Non ha caso si parla solo di "brain-rot"

Il 2024 è stato l'anno in cui i meme ci hanno reso stupidi? Non ha caso si parla solo di brain-rot

Dopo oltre 15 anni dalla nascita dell’internet come lo conosciamo, ormai tutti sanno fare meme (o almeno pensano di saperlo fare). Sarà stata la semplificazione della comunicazione visiva portata avanti dal branding – dove immagini e battute veloci sono diventate l’essenza – o il fatto che anche i boomer passano le giornate a scrollare TikTok, ma nel 2024 l’ironia si è imposta come linguaggio universale. Persino i capi di stato, che fino a pochi anni fa arrancavano con foto ingessate e messaggi istituzionali, ora cavalcano l’onda dell’umorismo per raggiungere elettori e consensi. La campagna elettorale brat di Kamala Harris ha costruito una narrativa pop e ironica, dimostrando che meme e politica non sono più mondi distanti. Lo stesso ha fatto il Partito Democratico italiano, scegliendo freddure, riferimenti virali e clip ad alto tasso di condivisione per conquistare la Gen Z. E se persino Saturday Night Live, dopo anni di anonimato, è tornato a essere rilevante, il merito è proprio di questa nuova ossessione per i contenuti satirici che si consumano in loop sui social. I meme non sono più una sottocultura, ma il cuore pulsante della comunicazione mainstream. Sono il modo più efficace per parlare a tutti e farlo in pochi secondi. Ma questa rivoluzione ha anche il suo lato oscuro: come evidenziato dall’artista statunitense Ethel Cain in un suo essay riguardo le elezioni americane, nel 2024 è nata l’“epidemia di ironia”, un fenomeno che porta sempre di più la popolazione dell’internet a prendere tutto poco sul serio. 

L’“epidemia di ironia” è ormai un fenomeno globale, al punto che l’Oxford Dictionary ha scelto “brain-rot” come parola dell’anno. Questo termine descrive perfettamente la sensazione di stallo cognitivo generata da contenuti semplici, veloci, a bassa qualità, creati per dare una scarica immediata di dopamina. Con l’internet trasformato in un flusso continuo di meme e battute, il pensiero critico rischia di venire sostituito dalla risata facile, dal contenuto mordi e fuggi. È come se l’ironia, da mezzo per comprendere il mondo, fosse diventata una maschera per evitare di affrontarlo davvero. Piattaforme come Letterboxd, un tempo rifugio per discussioni autentiche, oggi rispecchiano perfettamente questa deriva. Recensioni ironiche e battute che riducono pellicole complesse a meme virali sono diventate la norma, ribaltando completamente lo scopo originario dell’app, non si parla più di cinema, si cercano i like. Questo cambio di rotta non è isolato: riflette il modo in cui il web premia la viralità e il contenuto istantaneo a scapito della riflessione.

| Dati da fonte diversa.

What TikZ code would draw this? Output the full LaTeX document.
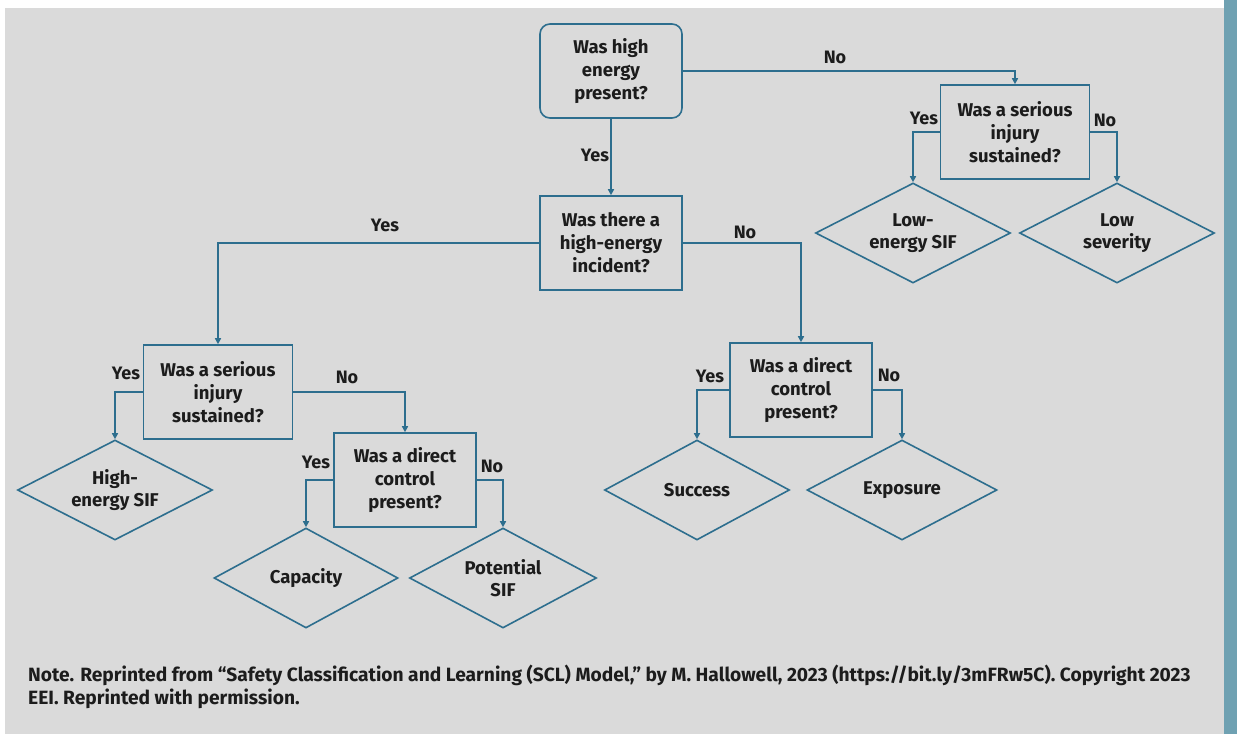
\documentclass[tikz,border=0pt]{standalone}
\usepackage{fontspec}
\setmainfont{Fira Sans}
\usetikzlibrary{shapes.geometric,arrows.meta}

\definecolor{flowline}{HTML}{2D6E8E}
\definecolor{panelgray}{HTML}{DADADA}
\definecolor{sidebar}{HTML}{6FA1B2}
\definecolor{inkblack}{HTML}{1C1C1C}

\begin{document}
\begin{tikzpicture}[x=1pt, y=-1pt, >={Triangle[width=6pt,length=6pt]},
    question/.style={draw=flowline, line width=1.6pt, minimum width=142pt,
        minimum height=94pt, inner sep=0pt, align=center, text=inkblack,
        font=\bfseries\fontsize{18.5}{23}\selectfont},
    outcome/.style={diamond, aspect=2, draw=flowline, line width=1.6pt,
        minimum height=100pt, inner sep=0pt, align=center, text=inkblack,
        font=\bfseries\fontsize{18.5}{22}\selectfont},
    link/.style={draw=flowline, line width=1.6pt, ->},
    answer/.style={text=inkblack, font=\bfseries\fontsize{18}{22}\selectfont}]
    % Fond
    \fill[white] (0,0) rectangle (1237,734);
    \fill[panelgray] (5,8) rectangle (1224,734);
    \fill[sidebar] (1224,0) rectangle (1237,734);
    \useasboundingbox (0,0) rectangle (1237,734);

    % Questions
    \node[question, rounded corners=10pt] (q1) at (611,71) {Was high\\energy\\present?};
    \node[question] (q2) at (611,243) {Was there a\\high-energy\\incident?};
    \node[question, minimum width=149pt] (q3) at (1015,132) {Was a serious\\injury\\sustained?};
    \node[question, minimum width=149pt] (q4) at (218,392) {Was a serious\\injury\\sustained?};
    \node[question] (q5) at (801,390) {Was a direct\\control\\present?};
    \node[question] (q6) at (405,480) {Was a direct\\control\\present?};

    % Issues
    \node[outcome, minimum width=195pt] (d1) at (913,233) {Low-\\energy SIF};
    \node[outcome, minimum width=195pt] (d2) at (1117,233) {Low\\severity};
    \node[outcome, minimum width=195pt] (d3) at (115,490) {High-\\energy SIF};
    \node[outcome, minimum width=184pt] (d4) at (306,578) {Capacity};
    \node[outcome, minimum width=187pt] (d5) at (503,578) {Potential\\SIF};
    \node[outcome, minimum width=185pt] (d6) at (697,490) {Success};
    \node[outcome, minimum width=190pt] (d7) at (902,490) {Exposure};

    % Liaisons
    \draw[link] (q1.south) -- (q2.north);
    \draw[link] (q1.east) -| (q3.north);
    \draw[link] (q2.west) -| (q4.north);
    \draw[link] (q2.east) -| (q5.north);
    \draw[link] (q3.west) -| (d1.north);
    \draw[link] (q3.east) -| (d2.north);
    \draw[link] (q4.west) -| (d3.north);
    \draw[link] (q4.east) -| (q6.north);
    \draw[link] (q6.west) -| (d4.north);
    \draw[link] (q6.east) -| (d5.north);
    \draw[link] (q5.west) -| (d6.north);
    \draw[link] (q5.east) -| (d7.north);

    % Oui / Non
    \node[answer] (a1) at (595,155) {Yes};
    \node[answer] (a2) at (835,57) {No};
    \node[answer] (a3) at (924,118) {Yes};
    \node[answer] (a4) at (1105,120) {No};
    \node[answer] (a5) at (385,225) {Yes};
    \node[answer] (a6) at (745,232) {No};
    \node[answer] (a7) at (126,373) {Yes};
    \node[answer] (a8) at (347,377) {No};
    \node[answer] (a9) at (316,462) {Yes};
    \node[answer] (a10) at (492,466) {No};
    \node[answer] (a11) at (710,376) {Yes};
    \node[answer] (a12) at (889,375) {No};

    % Note
    \node[anchor=west, align=left, inner sep=0pt, text=inkblack,
        font=\bfseries\fontsize{19.2}{23}\selectfont] (note) at (28,687)
        {Note. Reprinted from “Safety Classification and Learning (SCL) Model,” by M. Hallowell, 2023 (https://bit.ly/3mFRw5C). Copyright 2023\\EEI. Reprinted with permission.};
\end{tikzpicture}
\end{document}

@wordsbykristin #greenscreen ethel cain’s latest post about joking and the “irony epidemic” in music #singersongwriter #musicbusiness #ethelcain original sound - Kristin Robinson - Billboard

Il legame tra meme e politica è forse l’esempio più evidente di come l’ironia sia stata fagocitata dal populismo contemporaneo. L’uso dell’ironia politica ha certo avvicinato i giovani al dibattito pubblico, ma a che prezzo? L’ossessione per la viralità rischia di trasformare ogni messaggio politico in una competizione per il contenuto più condiviso, non necessariamente il più significativo. Una dinamica che si lega a una tendenza pericolosa: più i messaggi diventano semplici, più le posizioni si esasperano. Ironia e sarcasmo funzionano benissimo per rafforzare una visione, ma raramente creano un terreno per il confronto ed il risultato è un dialogo sociale sempre più polarizzato, dove si sceglie di ridere di chi la pensa diversamente piuttosto che provare a capirlo, basti spendere un paio di minuti sull’X di Elon Musk. Ma dietro la leggerezza si nasconde un rischio: perdere la capacità di discutere seriamente, di analizzare i problemi per quello che sono. La parola “brain-rot” non è solo una moda linguistica, ma un simbolo di come la comunicazione online stia cambiando il nostro modo di pensare. Se l'internet con il caso di Luigi Mangione è persino arrivato a fare di un presunto omicida un fenomeno virale incomparabile, ed ogni giorno del press-day di Wicked era come Natale per i netizen, forse davvero lo screen-time sta alterando il naturale andamento del pensiero critico. Riusciremo a tornare a un equilibrio, dove l’ironia non soffochi la complessità e dove la risata non diventi l’unica risposta possibile?